Abstract

The 1990s global transition to democratisation and subsequent public sector reforms to strengthen democratic governance in Africa represents a complete ‘rupture’ with past authoritarianism and other exclusionary politics prior to democratisation. However, current governance and democratic practices in the continent still reflect features of an ‘authoritarian past.’ In fact, this article is timely especially in this period where tensions and conflicts in contemporary Africa remain linked to problems of democratic governance and inclusive development, especially as Africans embark on their current ‘emerging agendas.’ As such, picking out the ‘legacy of authoritarianism’ and interrogating whether this background has any bearing on the quality of democratic governance in contemporary Africa, the analysis reveals that normatively, particular incumbents and state officials promote a governance process that is democratic in outlook but in actual sense, their authoritarian and exclusionary impulses as well as their desire to maintain power by all cost, have interacted in contributing to the current democratic governance deficits in the continent.
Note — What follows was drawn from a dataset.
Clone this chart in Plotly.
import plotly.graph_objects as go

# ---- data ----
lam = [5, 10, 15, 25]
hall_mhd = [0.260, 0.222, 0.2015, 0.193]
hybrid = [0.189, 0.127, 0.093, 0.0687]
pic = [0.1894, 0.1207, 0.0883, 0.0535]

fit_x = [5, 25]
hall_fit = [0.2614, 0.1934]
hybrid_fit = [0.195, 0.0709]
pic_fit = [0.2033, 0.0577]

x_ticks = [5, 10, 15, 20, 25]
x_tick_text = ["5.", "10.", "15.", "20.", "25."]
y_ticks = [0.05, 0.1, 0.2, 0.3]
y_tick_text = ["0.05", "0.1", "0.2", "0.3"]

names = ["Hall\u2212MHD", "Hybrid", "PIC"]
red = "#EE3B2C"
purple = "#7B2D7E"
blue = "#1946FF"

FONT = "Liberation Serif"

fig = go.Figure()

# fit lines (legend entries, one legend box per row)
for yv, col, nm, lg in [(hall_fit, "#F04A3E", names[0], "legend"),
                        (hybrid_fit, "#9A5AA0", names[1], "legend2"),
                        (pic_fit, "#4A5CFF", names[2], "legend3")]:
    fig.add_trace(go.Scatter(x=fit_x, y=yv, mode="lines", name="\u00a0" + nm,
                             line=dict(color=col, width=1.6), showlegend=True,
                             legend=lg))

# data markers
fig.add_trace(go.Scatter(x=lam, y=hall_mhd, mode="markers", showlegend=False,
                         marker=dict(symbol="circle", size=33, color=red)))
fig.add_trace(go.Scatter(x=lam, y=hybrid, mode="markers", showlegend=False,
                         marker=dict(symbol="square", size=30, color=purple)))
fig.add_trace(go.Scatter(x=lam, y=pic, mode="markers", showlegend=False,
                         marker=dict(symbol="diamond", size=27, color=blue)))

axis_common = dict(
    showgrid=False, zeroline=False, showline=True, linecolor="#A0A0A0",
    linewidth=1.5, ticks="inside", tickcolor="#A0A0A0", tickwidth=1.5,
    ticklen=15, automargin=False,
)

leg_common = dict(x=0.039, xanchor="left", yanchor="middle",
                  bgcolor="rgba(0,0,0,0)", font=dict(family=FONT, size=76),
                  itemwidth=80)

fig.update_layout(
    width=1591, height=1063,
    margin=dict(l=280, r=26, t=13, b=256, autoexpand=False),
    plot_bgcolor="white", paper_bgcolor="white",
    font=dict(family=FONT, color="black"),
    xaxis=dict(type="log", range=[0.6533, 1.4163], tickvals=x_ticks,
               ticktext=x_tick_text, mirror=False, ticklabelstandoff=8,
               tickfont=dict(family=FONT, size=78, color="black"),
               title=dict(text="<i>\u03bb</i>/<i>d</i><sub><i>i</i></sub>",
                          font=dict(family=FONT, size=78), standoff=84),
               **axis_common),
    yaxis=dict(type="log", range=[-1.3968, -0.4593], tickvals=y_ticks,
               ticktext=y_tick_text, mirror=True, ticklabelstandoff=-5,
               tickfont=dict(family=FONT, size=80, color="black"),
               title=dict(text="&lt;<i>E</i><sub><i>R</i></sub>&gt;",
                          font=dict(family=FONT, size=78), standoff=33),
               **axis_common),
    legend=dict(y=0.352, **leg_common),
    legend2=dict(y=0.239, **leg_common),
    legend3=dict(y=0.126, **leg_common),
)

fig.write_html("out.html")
The article cautions that reducing the explanation of such an antithesis of the democratic theory, to the legacy of authoritarianism, could limit our conceptual and practical understanding of some of the shortcomings of neoliberal democratic intervention in African democratisation. It concludes that without a governance system rested on democratic values with ‘African roots—a culturally sustainable democracy,’ all national, sub-regional and continental socio-economic development efforts are condemned from the outset.